**WRITTEN REQUEST:**
Write out the data below exactly as given, without any of its pictures.
──────── DATA SECTION
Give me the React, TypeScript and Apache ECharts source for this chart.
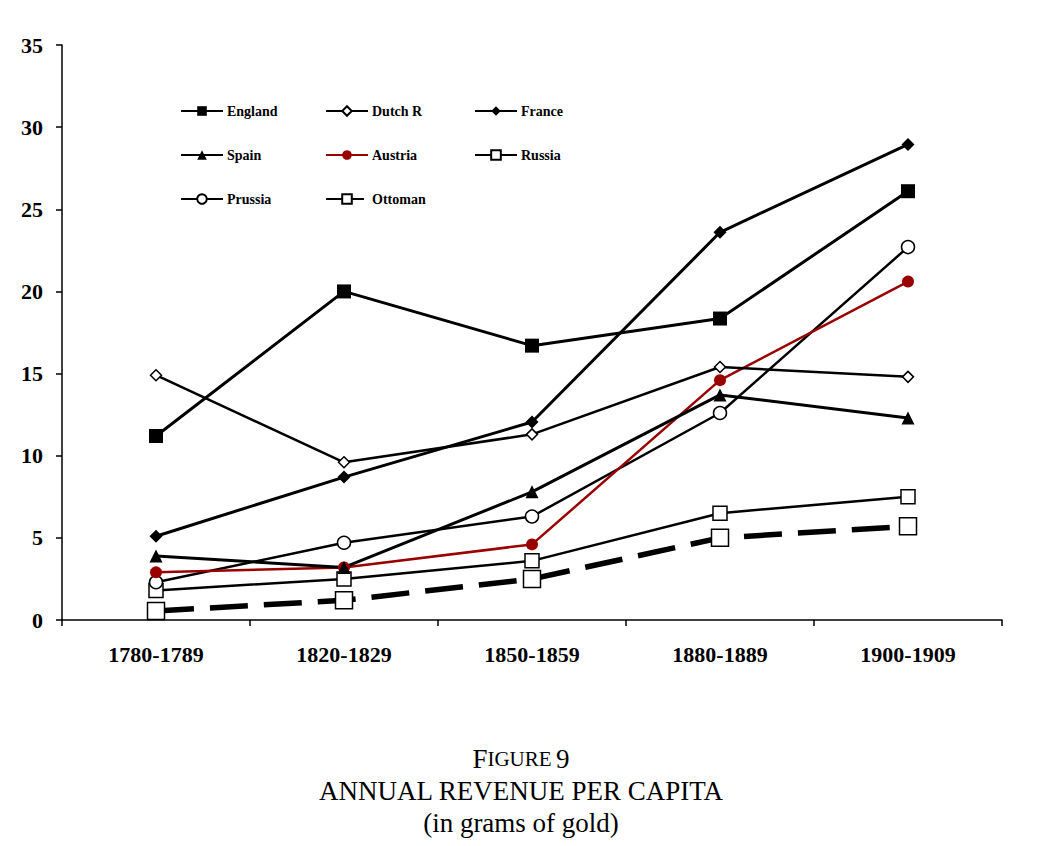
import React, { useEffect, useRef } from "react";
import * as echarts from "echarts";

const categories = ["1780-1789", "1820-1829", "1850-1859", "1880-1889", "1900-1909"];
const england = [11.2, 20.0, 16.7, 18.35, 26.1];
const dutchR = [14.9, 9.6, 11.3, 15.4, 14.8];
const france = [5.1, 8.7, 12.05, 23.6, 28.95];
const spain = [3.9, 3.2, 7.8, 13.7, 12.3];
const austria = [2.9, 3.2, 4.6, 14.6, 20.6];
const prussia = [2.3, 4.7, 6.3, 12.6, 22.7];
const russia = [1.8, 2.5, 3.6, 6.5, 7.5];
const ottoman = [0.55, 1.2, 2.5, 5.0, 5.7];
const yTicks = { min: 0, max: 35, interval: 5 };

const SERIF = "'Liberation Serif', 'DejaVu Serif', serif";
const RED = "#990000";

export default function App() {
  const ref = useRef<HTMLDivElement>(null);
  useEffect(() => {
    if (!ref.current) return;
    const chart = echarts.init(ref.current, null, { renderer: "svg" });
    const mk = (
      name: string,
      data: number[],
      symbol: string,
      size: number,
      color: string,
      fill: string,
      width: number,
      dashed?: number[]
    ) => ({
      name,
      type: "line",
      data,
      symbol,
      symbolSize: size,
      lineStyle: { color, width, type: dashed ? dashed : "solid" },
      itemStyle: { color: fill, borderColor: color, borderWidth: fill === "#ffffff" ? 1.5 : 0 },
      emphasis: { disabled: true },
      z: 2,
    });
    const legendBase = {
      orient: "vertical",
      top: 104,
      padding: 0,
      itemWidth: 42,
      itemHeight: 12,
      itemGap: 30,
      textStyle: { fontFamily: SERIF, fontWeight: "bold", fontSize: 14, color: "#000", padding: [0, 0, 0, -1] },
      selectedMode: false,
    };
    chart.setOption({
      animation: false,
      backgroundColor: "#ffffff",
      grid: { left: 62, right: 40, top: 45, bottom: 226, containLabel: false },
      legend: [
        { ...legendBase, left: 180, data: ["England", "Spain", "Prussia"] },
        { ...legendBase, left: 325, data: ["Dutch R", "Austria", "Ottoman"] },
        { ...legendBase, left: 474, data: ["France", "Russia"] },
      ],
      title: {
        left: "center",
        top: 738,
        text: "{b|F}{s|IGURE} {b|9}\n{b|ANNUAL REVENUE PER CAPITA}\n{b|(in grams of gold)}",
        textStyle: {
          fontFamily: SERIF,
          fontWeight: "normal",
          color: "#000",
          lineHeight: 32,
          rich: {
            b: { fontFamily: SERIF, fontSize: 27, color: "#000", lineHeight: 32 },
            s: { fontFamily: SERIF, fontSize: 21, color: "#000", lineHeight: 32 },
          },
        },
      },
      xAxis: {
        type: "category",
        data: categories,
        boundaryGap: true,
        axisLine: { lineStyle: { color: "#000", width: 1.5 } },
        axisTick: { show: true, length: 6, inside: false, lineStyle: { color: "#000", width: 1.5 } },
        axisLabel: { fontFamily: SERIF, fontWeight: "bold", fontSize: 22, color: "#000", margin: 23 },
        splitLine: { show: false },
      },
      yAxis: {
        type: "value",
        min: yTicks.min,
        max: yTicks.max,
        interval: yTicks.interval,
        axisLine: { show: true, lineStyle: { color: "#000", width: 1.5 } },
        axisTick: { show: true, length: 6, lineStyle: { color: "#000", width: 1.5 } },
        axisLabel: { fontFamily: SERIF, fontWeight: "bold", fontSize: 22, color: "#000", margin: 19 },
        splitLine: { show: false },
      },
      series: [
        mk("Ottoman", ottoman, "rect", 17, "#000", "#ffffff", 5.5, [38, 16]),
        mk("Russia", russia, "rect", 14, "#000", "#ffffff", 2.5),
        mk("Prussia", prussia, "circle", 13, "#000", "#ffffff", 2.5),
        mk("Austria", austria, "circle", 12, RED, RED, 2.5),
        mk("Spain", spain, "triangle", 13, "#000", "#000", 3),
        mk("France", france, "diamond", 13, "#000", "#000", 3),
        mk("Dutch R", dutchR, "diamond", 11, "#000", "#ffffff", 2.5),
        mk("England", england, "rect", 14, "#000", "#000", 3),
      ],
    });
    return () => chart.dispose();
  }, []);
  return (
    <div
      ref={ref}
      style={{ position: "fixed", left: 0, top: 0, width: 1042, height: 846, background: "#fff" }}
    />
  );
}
────────────────
**SOLUTION FOR THIS EXERCISE:**
Give me the React, TypeScript and Apache ECharts source for this chart.
import React, { useEffect, useRef } from "react";
import * as echarts from "echarts";

const categories = ["1780-1789", "1820-1829", "1850-1859", "1880-1889", "1900-1909"];
const england = [11.2, 20.0, 16.7, 18.35, 26.1];
const dutchR = [14.9, 9.6, 11.3, 15.4, 14.8];
const france = [5.1, 8.7, 12.05, 23.6, 28.95];
const spain = [3.9, 3.2, 7.8, 13.7, 12.3];
const austria = [2.9, 3.2, 4.6, 14.6, 20.6];
const prussia = [2.3, 4.7, 6.3, 12.6, 22.7];
const russia = [1.8, 2.5, 3.6, 6.5, 7.5];
const ottoman = [0.55, 1.2, 2.5, 5.0, 5.7];
const yTicks = { min: 0, max: 35, interval: 5 };

const SERIF = "'Liberation Serif', 'DejaVu Serif', serif";
const RED = "#990000";

export default function App() {
  const ref = useRef<HTMLDivElement>(null);
  useEffect(() => {
    if (!ref.current) return;
    const chart = echarts.init(ref.current, null, { renderer: "svg" });
    const mk = (
      name: string,
      data: number[],
      symbol: string,
      size: number,
      color: string,
      fill: string,
      width: number,
      dashed?: number[]
    ) => ({
      name,
      type: "line",
      data,
      symbol,
      symbolSize: size,
      lineStyle: { color, width, type: dashed ? dashed : "solid" },
      itemStyle: { color: fill, borderColor: color, borderWidth: fill === "#ffffff" ? 1.5 : 0 },
      emphasis: { disabled: true },
      z: 2,
    });
    const legendBase = {
      orient: "vertical",
      top: 104,
      padding: 0,
      itemWidth: 42,
      itemHeight: 12,
      itemGap: 30,
      textStyle: { fontFamily: SERIF, fontWeight: "bold", fontSize: 14, color: "#000", padding: [0, 0, 0, -1] },
      selectedMode: false,
    };
    chart.setOption({
      animation: false,
      backgroundColor: "#ffffff",
      grid: { left: 62, right: 40, top: 45, bottom: 226, containLabel: false },
      legend: [
        { ...legendBase, left: 180, data: ["England", "Spain", "Prussia"] },
        { ...legendBase, left: 325, data: ["Dutch R", "Austria", "Ottoman"] },
        { ...legendBase, left: 474, data: ["France", "Russia"] },
      ],
      title: {
        left: "center",
        top: 738,
        text: "{b|F}{s|IGURE} {b|9}\n{b|ANNUAL REVENUE PER CAPITA}\n{b|(in grams of gold)}",
        textStyle: {
          fontFamily: SERIF,
          fontWeight: "normal",
          color: "#000",
          lineHeight: 32,
          rich: {
            b: { fontFamily: SERIF, fontSize: 27, color: "#000", lineHeight: 32 },
            s: { fontFamily: SERIF, fontSize: 21, color: "#000", lineHeight: 32 },
          },
        },
      },
      xAxis: {
        type: "category",
        data: categories,
        boundaryGap: true,
        axisLine: { lineStyle: { color: "#000", width: 1.5 } },
        axisTick: { show: true, length: 6, inside: false, lineStyle: { color: "#000", width: 1.5 } },
        axisLabel: { fontFamily: SERIF, fontWeight: "bold", fontSize: 22, color: "#000", margin: 23 },
        splitLine: { show: false },
      },
      yAxis: {
        type: "value",
        min: yTicks.min,
        max: yTicks.max,
        interval: yTicks.interval,
        axisLine: { show: true, lineStyle: { color: "#000", width: 1.5 } },
        axisTick: { show: true, length: 6, lineStyle: { color: "#000", width: 1.5 } },
        axisLabel: { fontFamily: SERIF, fontWeight: "bold", fontSize: 22, color: "#000", margin: 19 },
        splitLine: { show: false },
      },
      series: [
        mk("Ottoman", ottoman, "rect", 17, "#000", "#ffffff", 5.5, [38, 16]),
        mk("Russia", russia, "rect", 14, "#000", "#ffffff", 2.5),
        mk("Prussia", prussia, "circle", 13, "#000", "#ffffff", 2.5),
        mk("Austria", austria, "circle", 12, RED, RED, 2.5),
        mk("Spain", spain, "triangle", 13, "#000", "#000", 3),
        mk("France", france, "diamond", 13, "#000", "#000", 3),
        mk("Dutch R", dutchR, "diamond", 11, "#000", "#ffffff", 2.5),
        mk("England", england, "rect", 14, "#000", "#000", 3),
      ],
    });
    return () => chart.dispose();
  }, []);
  return (
    <div
      ref={ref}
      style={{ position: "fixed", left: 0, top: 0, width: 1042, height: 846, background: "#fff" }}
    />
  );
}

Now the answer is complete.